上官妙師夜里輾轉反側,時醒時睡。鬧到這會兒,讓外面的天光一蟄眼,更是沒了睡意。索性,起來喚了銀杏,草草收拾了一番,便慌著到了上官妙玉的院子。
上官妙玉性子粗,昨天出了那樣的事情,她照樣睡得安穩。在這個時辰匆匆被人叫起來,她實在有些不高興,可見了上官妙師進來,她便是一愣,「妙師,你怎麼這麼早就來了?」
上官妙師坐到床邊,「昨天夜里,我想了想,上官馥雪怎麼說也算是幫咱們躲過了一劫。咱們也得有個表示才是,不然她若要計較起來,咱們這時候不是她的對手,可要吃虧。待會兒,咱們尋個由頭,與她套近些,也能為我們少些煩惱。」
上官妙玉有些懵然,「什麼由頭?」
「什麼由頭,倒在其次,關鍵在咱們的態度。」說著,看了一眼外面的天色,思索道︰「這時間還早,就送些吃食過去,同她一塊用早膳吧。」
上官妙玉愣了一愣,似有了些清醒,撇撇嘴,顯得有些不情不願。可見了上官妙師的幾分沉著,又是不敢亂說。

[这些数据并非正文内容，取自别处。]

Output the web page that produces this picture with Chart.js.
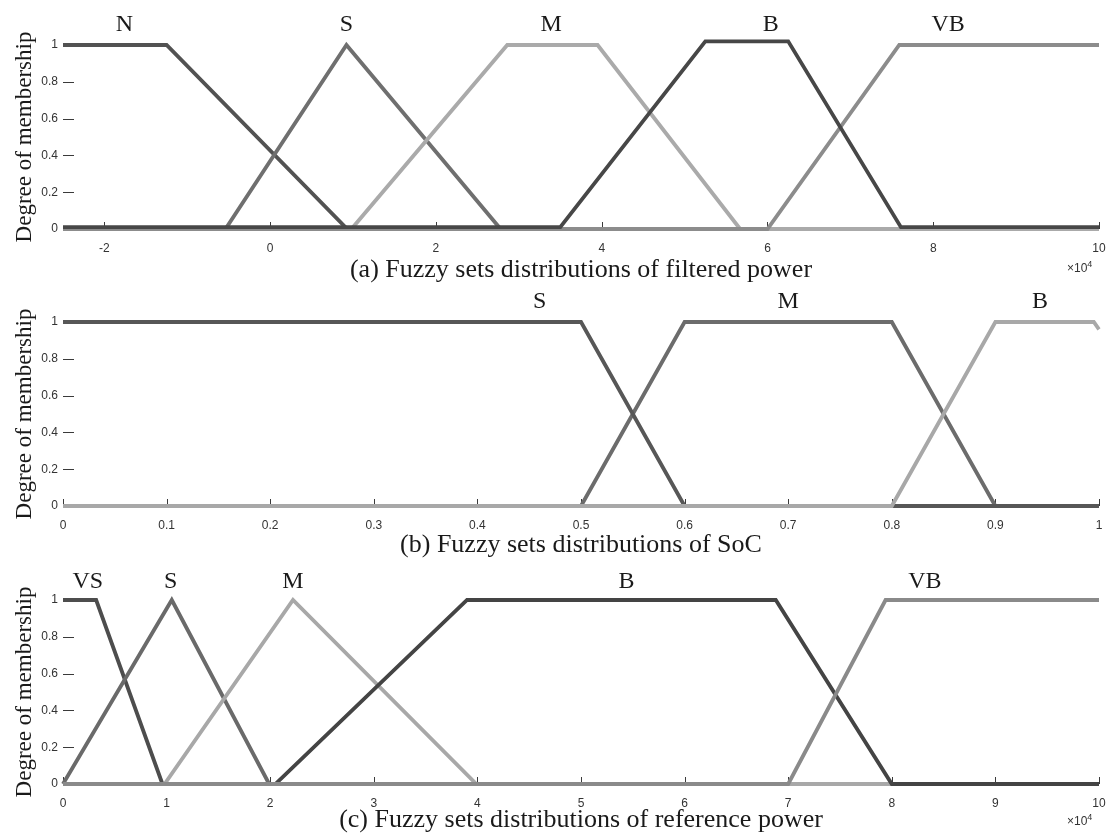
<!DOCTYPE html>
<html>
<head>
<meta charset="utf-8">
<script src="https://cdn.jsdelivr.net/npm/chart.js@4.4.1/dist/chart.umd.min.js"></script>
<style>
  html, body { margin: 0; padding: 0; background: #fff; }
  body { width: 1110px; height: 836px; position: relative; overflow: hidden; }
  canvas { position: absolute; left: 0; }
  .cap { position: absolute; left: 0; width: 1162px; text-align: center; font-family: "Liberation Serif", "Times New Roman", serif; font-size: 26px; line-height: 26px; color: #1a1a1a; white-space: nowrap; }
  .mult { position: absolute; left: 1067px; font-family: "Liberation Sans", Arial, sans-serif; font-size: 12px; line-height: 12px; color: #333; }
  .mult sup { font-size: 9px; vertical-align: 5px; line-height: 0; }
</style>
</head>
<body>
<canvas id="cA" width="1110" height="252" style="top:0px"></canvas>
<canvas id="cB" width="1110" height="252" style="top:277px"></canvas>
<canvas id="cC" width="1110" height="252" style="top:555px"></canvas>
<div class="cap" style="top:256px">(a) Fuzzy sets distributions of filtered power</div>
<div class="cap" style="top:531px">(b) Fuzzy sets distributions of SoC</div>
<div class="cap" style="top:806px">(c) Fuzzy sets distributions of reference power</div>
<div class="mult" style="top:262px">&times;10<sup>4</sup></div>
<div class="mult" style="top:815px">&times;10<sup>4</sup></div>
<script>
// ---------- shared ----------
const yTicks = [0, 0.2, 0.4, 0.6, 0.8, 1];
const yTickLabels = ["0", "0.2", "0.4", "0.6", "0.8", "1"];
const yTitle = "Degree of membership";

// ---------- panel (a): filtered power (x in units of 10^4) ----------
const aRange = [-2.5, 10];
const aTicks = [-2, 0, 2, 4, 6, 8, 10];
const aSetNames = ["N", "S", "M", "B", "VB"];
const aLabelX = [-1.76, 0.92, 3.39, 6.04, 8.18];
const aN_x  = [-2.5, -1.25, 0.93, 10];
const aN_y  = [1, 1, 0, 0];
const aS_x  = [-2.5, -0.54, 0.92, 2.78, 10];
const aS_y  = [0, 0, 1, 0, 0];
const aM_x  = [-2.5, 0.98, 2.86, 3.95, 5.67, 10];
const aM_y  = [0, 0, 1, 1, 0, 0];
const aB_x  = [-2.5, 3.5, 5.25, 6.25, 7.61, 10];
const aB_y  = [0.01, 0.01, 1.02, 1.02, 0.01, 0.01];
const aVB_x = [-2.5, 6.0, 7.59, 10];
const aVB_y = [0, 0, 1, 1];

// ---------- panel (b): SoC ----------
const bRange = [0, 1];
const bTicks = [0, 0.1, 0.2, 0.3, 0.4, 0.5, 0.6, 0.7, 0.8, 0.9, 1];
const bSetNames = ["S", "M", "B"];
const bLabelX = [0.46, 0.70, 0.943];
const bS_x = [0, 0.5, 0.6, 1];
const bS_y = [1, 1, 0, 0];
const bM_x = [0, 0.5, 0.6, 0.8, 0.9, 1];
const bM_y = [0, 0, 1, 1, 0, 0];
const bB_x = [0, 0.8, 0.9, 0.995, 1];
const bB_y = [0, 0, 1, 1, 0.96];

// ---------- panel (c): reference power (x in units of 10^4) ----------
const cRange = [0, 10];
const cTicks = [0, 1, 2, 3, 4, 5, 6, 7, 8, 9, 10];
const cSetNames = ["VS", "S", "M", "B", "VB"];
const cLabelX = [0.24, 1.04, 2.22, 5.44, 8.32];
const cVS_x = [0, 0.32, 0.96, 10];
const cVS_y = [1, 1, 0, 0];
const cS_x  = [0, 1.05, 1.99, 10];
const cS_y  = [0, 1, 0, 0];
const cM_x  = [0, 0.98, 2.22, 3.99, 10];
const cM_y  = [0, 0, 1, 0, 0];
const cB_x  = [0, 2.05, 3.9, 6.88, 8.0, 10];
const cB_y  = [0, 0, 1, 1, 0, 0];
const cVB_x = [0, 7.0, 7.94, 10];
const cVB_y = [0, 0, 1, 1];

function pts(xs, ys) { return xs.map((x, i) => ({ x: x, y: ys[i] })); }
function ds(xs, ys, color, order) {
  return { data: pts(xs, ys), borderColor: color, backgroundColor: color, borderWidth: 3.8,
           pointRadius: 0, tension: 0, fill: false, clip: false, order: order,
           borderJoinStyle: 'miter', borderCapStyle: 'butt' };
}
function fmtNum(v) { return String(Math.round(v * 1000) / 1000); }

const tickMarks = {
  id: 'tickMarks',
  beforeDatasetsDraw(chart) {
    const ctx = chart.ctx, ca = chart.chartArea;
    const xs = chart.scales.x, ys = chart.scales.y;
    ctx.save();
    ctx.strokeStyle = '#3a3a3a';
    ctx.lineWidth = 1;
    ctx.beginPath();
    xs.ticks.forEach(t => {
      const px = Math.round(xs.getPixelForValue(t.value)) + 0.5;
      ctx.moveTo(px, ca.bottom); ctx.lineTo(px, ca.bottom - 7);
    });
    ys.ticks.forEach(t => {
      const py = Math.round(ys.getPixelForValue(t.value)) + 0.5;
      ctx.moveTo(ca.left, py); ctx.lineTo(ca.left + 11, py);
    });
    ctx.stroke();
    ctx.restore();
  }
};

const setLabels = {
  id: 'setLabels',
  afterDraw(chart) {
    const o = chart.options.plugins.setLabels;
    if (!o) return;
    const ctx = chart.ctx, xs = chart.scales.x, ys = chart.scales.y;
    ctx.save();
    ctx.font = '24px "Liberation Serif", "Times New Roman", serif';
    ctx.fillStyle = '#1a1a1a';
    ctx.textAlign = 'center';
    ctx.textBaseline = 'alphabetic';
    o.names.forEach((n, i) => {
      ctx.fillText(n, xs.getPixelForValue(o.xs[i]), ys.getPixelForValue(1) - o.dy);
    });
    ctx.restore();
  }
};

function makeChart(id, range, ticks, datasets, names, labelXs, dy) {
  return new Chart(document.getElementById(id), {
    type: 'line',
    data: { datasets: datasets },
    options: {
      responsive: false,
      animation: false,
      events: [],
      layout: { padding: { top: 45, right: 11, left: 0, bottom: 0 } },
      plugins: { legend: { display: false }, tooltip: { enabled: false },
                 setLabels: { names: names, xs: labelXs, dy: dy } },
      scales: {
        x: {
          type: 'linear', min: range[0], max: range[1],
          afterFit(s) { s.height = 23; s.paddingLeft = 0; s.paddingRight = 0; },
          afterBuildTicks(s) { s.ticks = ticks.map(v => ({ value: v })); },
          ticks: { font: { family: '"Liberation Sans", Arial, sans-serif', size: 12 }, color: '#333',
                   padding: 12, maxRotation: 0, autoSkip: false, callback: v => fmtNum(v) },
          grid: { display: false, drawTicks: false },
          border: { display: false }
        },
        y: {
          type: 'linear', min: 0, max: 1,
          afterFit(s) { s.width = 63; s.paddingTop = 0; s.paddingBottom = 0; },
          afterBuildTicks(s) { s.ticks = yTicks.map(v => ({ value: v })); },
          ticks: { font: { family: '"Liberation Sans", Arial, sans-serif', size: 12 }, color: '#333',
                   padding: 5, callback: (v) => yTickLabels[yTicks.indexOf(v)] },
          grid: { display: false, drawTicks: false },
          border: { display: false },
          title: { display: true, text: yTitle, color: '#1a1a1a',
                   font: { family: '"Liberation Serif", "Times New Roman", serif', size: 23 },
                   padding: { top: 11, bottom: 0 } }
        }
      }
    },
    plugins: [tickMarks, setLabels]
  });
}

makeChart('cA', aRange, aTicks, [
  ds(aN_x, aN_y, '#525252', 4),
  ds(aS_x, aS_y, '#6f6f6f', 3),
  ds(aM_x, aM_y, '#aaaaaa', 2),
  ds(aB_x, aB_y, '#474747', 0),
  ds(aVB_x, aVB_y, '#8c8c8c', 1)
], aSetNames, aLabelX, 14);

makeChart('cB', bRange, bTicks, [
  ds(bS_x, bS_y, '#575757', 1),
  ds(bM_x, bM_y, '#6c6c6c', 2),
  ds(bB_x, bB_y, '#a8a8a8', 0)
], bSetNames, bLabelX, 14);

makeChart('cC', cRange, cTicks, [
  ds(cVS_x, cVS_y, '#4d4d4d', 4),
  ds(cS_x, cS_y, '#6a6a6a', 3),
  ds(cM_x, cM_y, '#a8a8a8', 2),
  ds(cB_x, cB_y, '#444444', 1),
  ds(cVB_x, cVB_y, '#8a8a8a', 0)
], cSetNames, cLabelX, 12);
</script>
</body>
</html>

上官妙師讓梨丫把早上準備的早膳端出來瞧瞧,都是些平常的吃食,她一皺眉,便問︰「就沒準備些體面的東西?」
梨丫略一思索,「昨天夜里的一盅冰糖燕窩,小姐沒用。我夜里鎮在了冰水里。」
上官妙師便吩咐她拿來。
上官妙師看了一眼,那燕窩雖不是上等,卻是炖得恰到好處。這才展了眉頭,靜了一會兒,從袖里取了一個小紙包出來。
那小紙包慢慢展開,里面的白色粉末,雖是色純,旁邊的梨丫和上官妙玉卻看得心頭無端一凜。
上官妙師移向瓷盅的動作很是緩慢,原本沉著的氣息漸是不穩,心里竟有些躊躇了。